● **YOUR GOAL**: Extract the lines from the start through the line that holds "(0,0) rectangle (1099,1192);", both included, omitting all images.

● **DATA SHOWN**:
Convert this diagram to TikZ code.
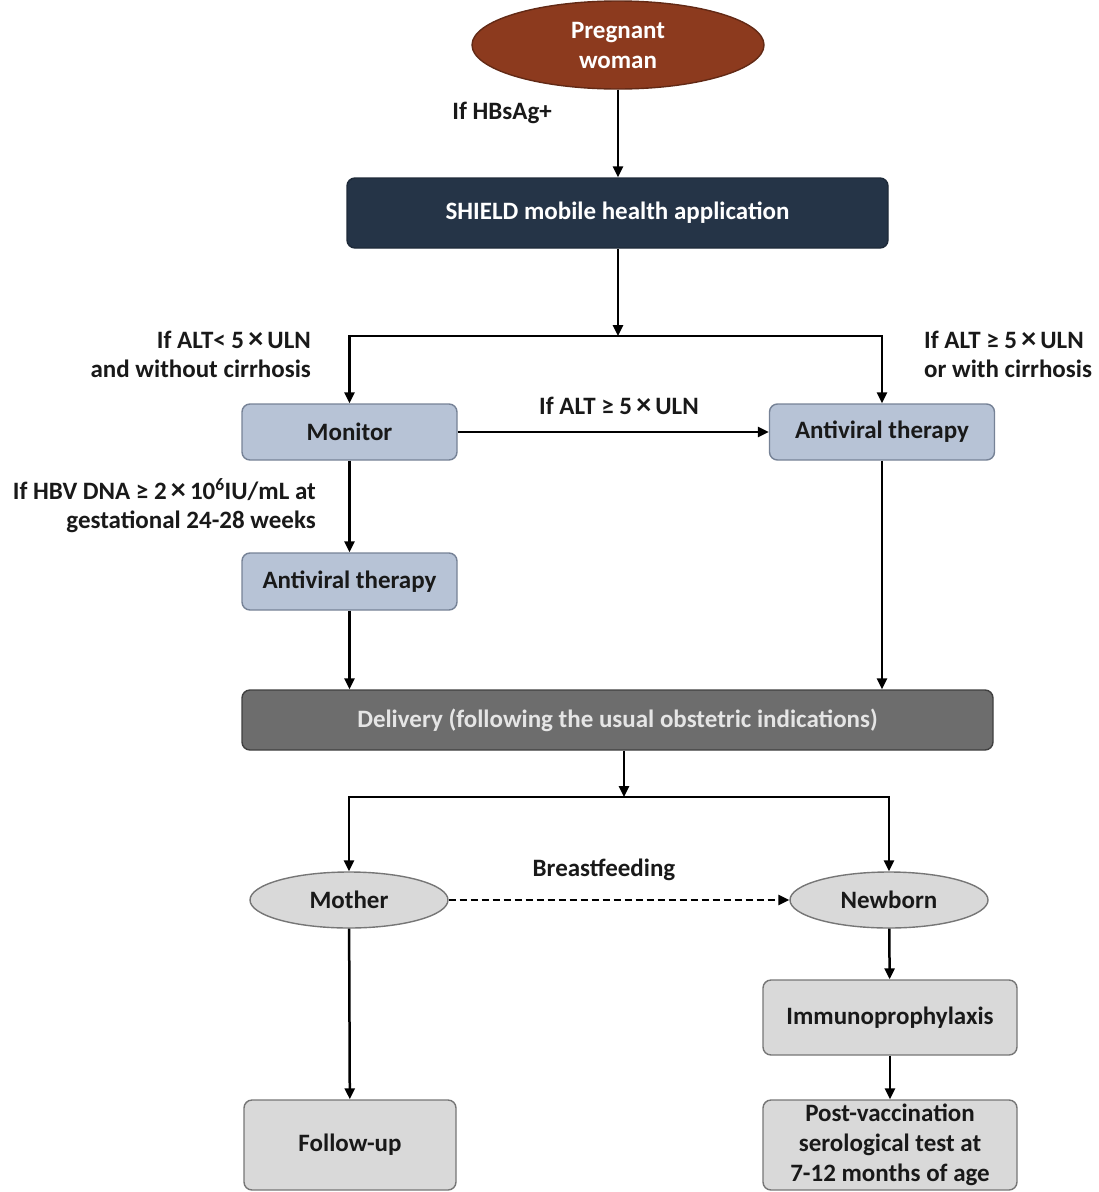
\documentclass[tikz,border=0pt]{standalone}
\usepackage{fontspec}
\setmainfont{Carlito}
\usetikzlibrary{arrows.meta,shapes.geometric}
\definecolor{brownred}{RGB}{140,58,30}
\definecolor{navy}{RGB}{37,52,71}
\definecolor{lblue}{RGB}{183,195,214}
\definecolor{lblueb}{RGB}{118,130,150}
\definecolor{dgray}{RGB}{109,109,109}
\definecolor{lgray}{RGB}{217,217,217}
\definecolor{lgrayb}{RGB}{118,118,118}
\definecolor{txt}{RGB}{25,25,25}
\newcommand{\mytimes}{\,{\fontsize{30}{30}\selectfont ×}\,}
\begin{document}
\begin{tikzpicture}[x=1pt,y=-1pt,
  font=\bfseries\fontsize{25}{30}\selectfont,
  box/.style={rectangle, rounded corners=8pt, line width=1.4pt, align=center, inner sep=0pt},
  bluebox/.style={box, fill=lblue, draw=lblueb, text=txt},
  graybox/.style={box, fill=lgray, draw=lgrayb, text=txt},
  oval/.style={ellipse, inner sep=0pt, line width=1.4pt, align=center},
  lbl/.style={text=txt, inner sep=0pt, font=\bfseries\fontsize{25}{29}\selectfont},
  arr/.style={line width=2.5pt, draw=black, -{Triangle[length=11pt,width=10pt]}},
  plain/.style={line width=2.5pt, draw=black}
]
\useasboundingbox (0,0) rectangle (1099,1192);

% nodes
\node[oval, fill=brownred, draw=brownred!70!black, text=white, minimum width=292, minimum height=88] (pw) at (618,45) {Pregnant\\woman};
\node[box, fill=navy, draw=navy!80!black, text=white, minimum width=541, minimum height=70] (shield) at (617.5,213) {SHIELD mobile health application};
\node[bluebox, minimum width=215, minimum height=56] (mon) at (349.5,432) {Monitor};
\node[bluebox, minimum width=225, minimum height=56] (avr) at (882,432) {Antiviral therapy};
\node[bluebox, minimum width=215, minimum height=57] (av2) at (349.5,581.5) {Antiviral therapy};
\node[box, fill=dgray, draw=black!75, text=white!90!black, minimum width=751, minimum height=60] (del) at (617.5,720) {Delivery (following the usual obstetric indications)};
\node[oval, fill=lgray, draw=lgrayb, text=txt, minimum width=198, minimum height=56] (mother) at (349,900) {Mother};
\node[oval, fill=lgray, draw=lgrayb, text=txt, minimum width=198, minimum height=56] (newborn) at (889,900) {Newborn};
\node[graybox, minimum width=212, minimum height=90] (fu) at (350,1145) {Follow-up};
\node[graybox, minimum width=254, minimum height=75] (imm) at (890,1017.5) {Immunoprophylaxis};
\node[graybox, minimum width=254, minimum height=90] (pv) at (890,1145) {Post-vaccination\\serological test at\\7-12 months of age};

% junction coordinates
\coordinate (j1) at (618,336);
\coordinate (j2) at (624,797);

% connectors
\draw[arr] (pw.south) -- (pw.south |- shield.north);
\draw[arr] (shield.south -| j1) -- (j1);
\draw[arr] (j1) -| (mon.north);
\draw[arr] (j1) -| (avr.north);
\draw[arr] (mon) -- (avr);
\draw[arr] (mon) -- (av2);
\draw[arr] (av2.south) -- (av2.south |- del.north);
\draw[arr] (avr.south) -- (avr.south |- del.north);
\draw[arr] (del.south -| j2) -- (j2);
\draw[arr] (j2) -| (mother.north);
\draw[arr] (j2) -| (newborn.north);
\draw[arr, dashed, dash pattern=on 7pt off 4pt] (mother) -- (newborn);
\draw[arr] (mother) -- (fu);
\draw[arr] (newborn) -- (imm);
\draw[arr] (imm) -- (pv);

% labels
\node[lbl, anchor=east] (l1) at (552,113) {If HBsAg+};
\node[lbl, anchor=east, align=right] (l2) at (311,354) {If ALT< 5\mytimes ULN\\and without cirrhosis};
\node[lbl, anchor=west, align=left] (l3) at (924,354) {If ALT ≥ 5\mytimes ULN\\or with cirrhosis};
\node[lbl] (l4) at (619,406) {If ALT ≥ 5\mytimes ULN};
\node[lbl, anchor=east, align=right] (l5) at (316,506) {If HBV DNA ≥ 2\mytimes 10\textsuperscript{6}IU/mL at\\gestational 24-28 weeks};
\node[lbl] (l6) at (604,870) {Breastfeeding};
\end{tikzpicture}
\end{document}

● **RESULT OF THE EXERCISE**:
Convert this diagram to TikZ code.
\documentclass[tikz,border=0pt]{standalone}
\usepackage{fontspec}
\setmainfont{Carlito}
\usetikzlibrary{arrows.meta,shapes.geometric}
\definecolor{brownred}{RGB}{140,58,30}
\definecolor{navy}{RGB}{37,52,71}
\definecolor{lblue}{RGB}{183,195,214}
\definecolor{lblueb}{RGB}{118,130,150}
\definecolor{dgray}{RGB}{109,109,109}
\definecolor{lgray}{RGB}{217,217,217}
\definecolor{lgrayb}{RGB}{118,118,118}
\definecolor{txt}{RGB}{25,25,25}
\newcommand{\mytimes}{\,{\fontsize{30}{30}\selectfont ×}\,}
\begin{document}
\begin{tikzpicture}[x=1pt,y=-1pt,
  font=\bfseries\fontsize{25}{30}\selectfont,
  box/.style={rectangle, rounded corners=8pt, line width=1.4pt, align=center, inner sep=0pt},
  bluebox/.style={box, fill=lblue, draw=lblueb, text=txt},
  graybox/.style={box, fill=lgray, draw=lgrayb, text=txt},
  oval/.style={ellipse, inner sep=0pt, line width=1.4pt, align=center},
  lbl/.style={text=txt, inner sep=0pt, font=\bfseries\fontsize{25}{29}\selectfont},
  arr/.style={line width=2.5pt, draw=black, -{Triangle[length=11pt,width=10pt]}},
  plain/.style={line width=2.5pt, draw=black}
]
\useasboundingbox (0,0) rectangle (1099,1192);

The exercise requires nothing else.